RE: creating a test font w/ CJKV Extension B characters.

From: Andrew C. West (
Date: Fri Nov 21 2003 - 10:46:14 EST

    On Fri, 21 Nov 2003 15:12:26 +0100, "Philippe Verdy" wrote:
    > Could an editor loading such incorrect but legacy GB-18030 file accept to
    > load it and work with it using an internal-only UCS-4 mapping (or an
    > extended UTF-8 mapping), to preserve those out of range sequences, as if
    > they were mapped in a extra PUA range?

    An editor which stored data internally as extended UTF-32 or extended UTF-8
    could easily preserve such invalid codepoints, but BabelPad stores data
    internally as UTF-16 so it couldn't, and even if it could it wouldn't as its a
    Unicode editor, and codepoints beyond U+10FFFF are not Unicode (nor for that
    matter are codepoints beyond <E3 32 9A 35> valid GB-18030 as far as I'm aware).
    The first thing I'll do this evening is change BabelPad so that GB-18030
    codepoints beyond <E3 32 9A 35> are converted to U+FFFD.
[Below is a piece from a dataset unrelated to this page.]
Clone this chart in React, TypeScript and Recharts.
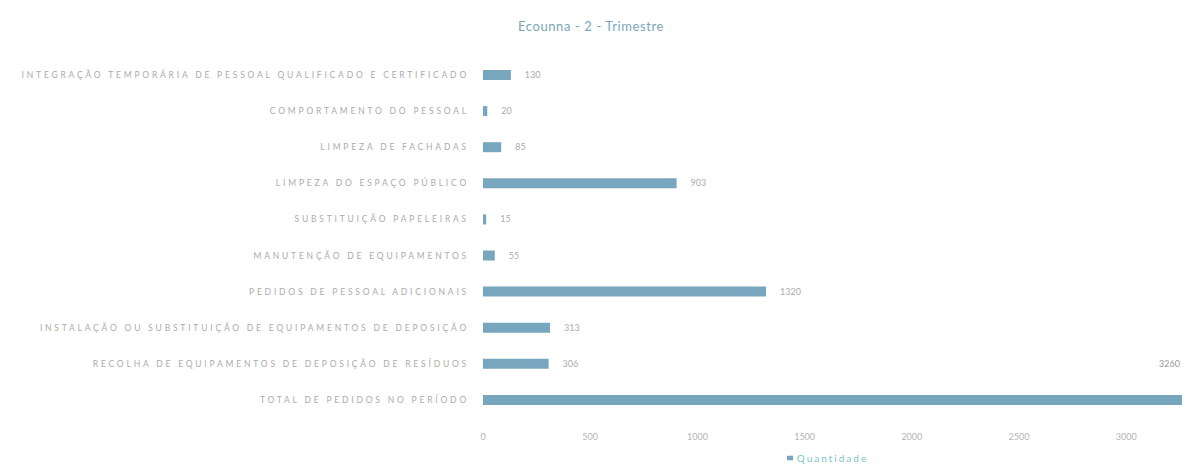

    > Of course saving the file into a UTF encoding would be forbidden, but saving
    > the internal UCS-4 file back to GB-18030 would preserve those out-of-range
    > GB-18030 sequences, without making any other interpretation, and without
    > changing them arbitrarily into the GB18030 equivalent of U+FFFD?
    > The editor could still use the Unicode rules for all valid GB18030
    > sequences. And the invalid characters could be then represented for example
    > with a colored/highlighted glyph such as <U+110000>. As both the input and
    > output are not a Unicode scheme, I don't think this invalidates the Unicode
    > conformance: the behavior would just be conforming to GB18030 or other
    > legacy GB PUAs mappings.

    I'm pretty sure that there are no such legacy GB mapping, and I doubt that China
    will ever want to map characters to extra-Unicode codepoints in GB-18030 ...
    they seem far more interested in trying to force everyone else to accept their
    unwanted characters in the BMP than putting them in some limbo beyond Plane 16.